During the construction I had a jig that the handle mounted on in a rotary table. I was going to do the same embedded set screw.  Turned out that a regular 1/4-20 set screws held the handle well enough to mill the outer edge of the sides and large end with a 5 degree tapered end mill.
In use the two set screws at 90 degrees seems to hold just fine.  Original plan was over designed.
Just a thought on your comment on the gears being occasionally difficult to change,  they appear to be square cut gears.  On mine, when changing I sometimes need to give the spindle a little rotation to line the gears up.


----------



## Happycamper (Sep 18, 2016)

I turn the spindle but sometimes after running for a while it is hard to change from gear to gear. It's getting better so I imagine a little more wear in should fix the problem. The high/low shifter is fairly easy to work.
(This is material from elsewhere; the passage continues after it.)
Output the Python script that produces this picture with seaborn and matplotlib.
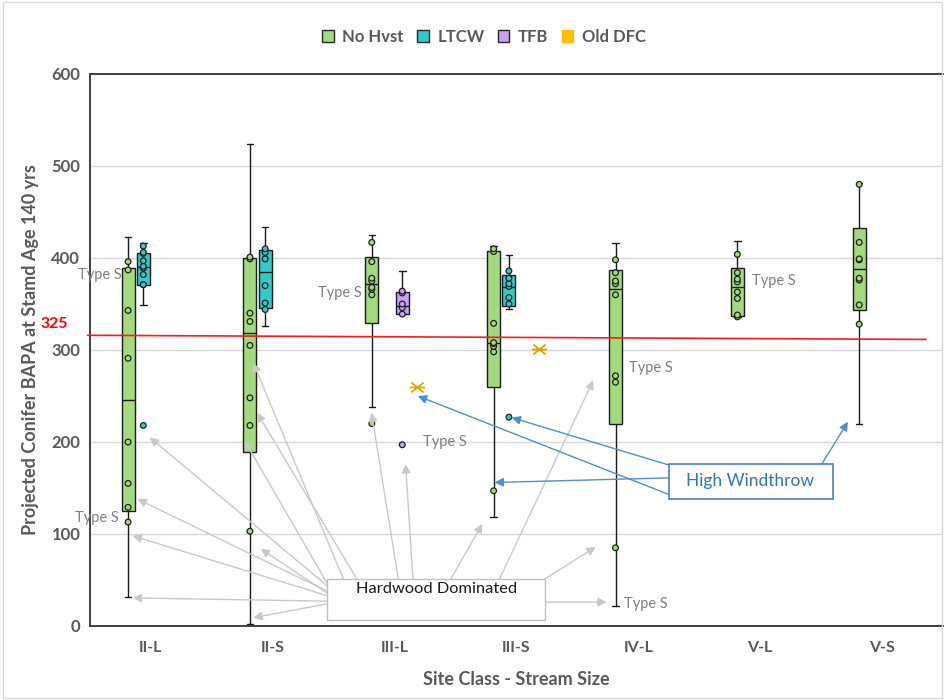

So you're saying set screws work and you don't need to drill a hole for a pin (I was planning on drilling a new hole in the shaft and lever at the same time).


----------



## Cobra (Sep 18, 2016)

Problem with drilling a new hole is that you will run out of material.  When I replaced the first handle I made a 12mm jig on a stub shaft and then drilled the same hole that was in the gear change lever, drilling through both the handle and the jig.  I also enlarged the exit hole in the plastic of the new handle to cover any variation in the new hole.  It allowed the spring pin to exit the gear shift shaft without cracking the delicate plastic of the handle.  Unfortunately you cannot do the set-screw trick with Grizzly's handles as the plastic is very fragile and the steel sleeve is quite thin.  It may work to use a set screw with the machined pin on the end where the load is not taken by the normal set screw friction on the shaft but I was not willing to mess around with their plastic parts any longer.


----------